> [WRITTEN INSTRUCTION]: Everything from the first line down to the line containing "rj_y = [0, 0.76, 1.49, 2.75, 3.93, 5.03, 6.41, 8.20, 9.66]" is to be retyped exactly, both ends included, with pictures left out.

> [GIVEN DATA]:
* start *

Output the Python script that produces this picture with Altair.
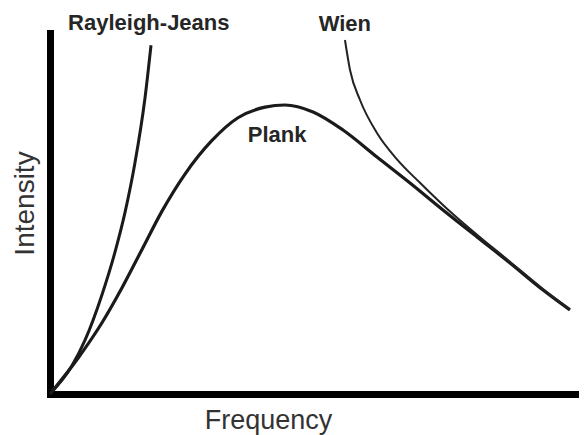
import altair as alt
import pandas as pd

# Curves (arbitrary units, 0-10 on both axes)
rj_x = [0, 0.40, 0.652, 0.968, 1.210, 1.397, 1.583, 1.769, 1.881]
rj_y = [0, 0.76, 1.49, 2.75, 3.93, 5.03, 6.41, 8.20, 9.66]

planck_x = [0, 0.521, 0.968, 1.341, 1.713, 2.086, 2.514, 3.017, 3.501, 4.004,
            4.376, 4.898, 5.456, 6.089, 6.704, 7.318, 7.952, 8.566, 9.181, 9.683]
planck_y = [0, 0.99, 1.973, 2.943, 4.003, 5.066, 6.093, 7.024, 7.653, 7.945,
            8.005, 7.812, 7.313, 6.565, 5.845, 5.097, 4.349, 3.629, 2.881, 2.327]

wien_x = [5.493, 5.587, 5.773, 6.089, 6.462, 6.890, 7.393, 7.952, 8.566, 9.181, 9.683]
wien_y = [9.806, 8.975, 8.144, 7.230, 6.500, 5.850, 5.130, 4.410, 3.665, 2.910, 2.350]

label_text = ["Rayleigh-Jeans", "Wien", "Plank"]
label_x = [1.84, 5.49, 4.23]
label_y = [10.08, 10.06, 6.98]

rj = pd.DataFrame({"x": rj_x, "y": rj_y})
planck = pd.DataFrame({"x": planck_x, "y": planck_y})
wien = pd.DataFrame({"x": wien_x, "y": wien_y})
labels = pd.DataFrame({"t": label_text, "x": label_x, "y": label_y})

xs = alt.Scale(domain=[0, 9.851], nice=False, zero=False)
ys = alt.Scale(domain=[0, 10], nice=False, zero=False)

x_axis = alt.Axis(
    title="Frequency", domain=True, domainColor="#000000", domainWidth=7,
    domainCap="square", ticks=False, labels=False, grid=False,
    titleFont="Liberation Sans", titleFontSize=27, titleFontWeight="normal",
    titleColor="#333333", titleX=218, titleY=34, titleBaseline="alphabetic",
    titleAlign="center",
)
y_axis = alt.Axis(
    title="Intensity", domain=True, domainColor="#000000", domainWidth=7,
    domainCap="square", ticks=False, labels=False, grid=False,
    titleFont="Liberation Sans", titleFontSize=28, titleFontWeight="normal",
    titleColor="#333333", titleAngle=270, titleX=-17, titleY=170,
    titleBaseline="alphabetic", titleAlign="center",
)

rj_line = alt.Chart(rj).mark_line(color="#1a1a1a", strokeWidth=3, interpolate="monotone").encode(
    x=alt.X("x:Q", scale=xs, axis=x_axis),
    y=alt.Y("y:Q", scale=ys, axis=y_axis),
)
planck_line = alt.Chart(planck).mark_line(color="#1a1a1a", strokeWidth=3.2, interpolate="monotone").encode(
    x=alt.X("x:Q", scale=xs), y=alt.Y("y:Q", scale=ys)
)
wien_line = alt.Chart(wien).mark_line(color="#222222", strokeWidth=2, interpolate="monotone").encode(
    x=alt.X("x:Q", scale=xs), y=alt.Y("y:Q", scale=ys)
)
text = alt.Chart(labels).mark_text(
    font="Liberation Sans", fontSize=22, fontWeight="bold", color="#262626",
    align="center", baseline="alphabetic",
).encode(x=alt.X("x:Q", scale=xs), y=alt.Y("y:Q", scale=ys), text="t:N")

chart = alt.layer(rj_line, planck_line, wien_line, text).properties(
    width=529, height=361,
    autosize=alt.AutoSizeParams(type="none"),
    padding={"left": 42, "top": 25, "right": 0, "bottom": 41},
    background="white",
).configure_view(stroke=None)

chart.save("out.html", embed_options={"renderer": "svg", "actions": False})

* end *

> [PROBLEM SOLUTION]:
Output the Python script that produces this picture with Altair.
import altair as alt
import pandas as pd

# Curves (arbitrary units, 0-10 on both axes)
rj_x = [0, 0.40, 0.652, 0.968, 1.210, 1.397, 1.583, 1.769, 1.881]
rj_y = [0, 0.76, 1.49, 2.75, 3.93, 5.03, 6.41, 8.20, 9.66]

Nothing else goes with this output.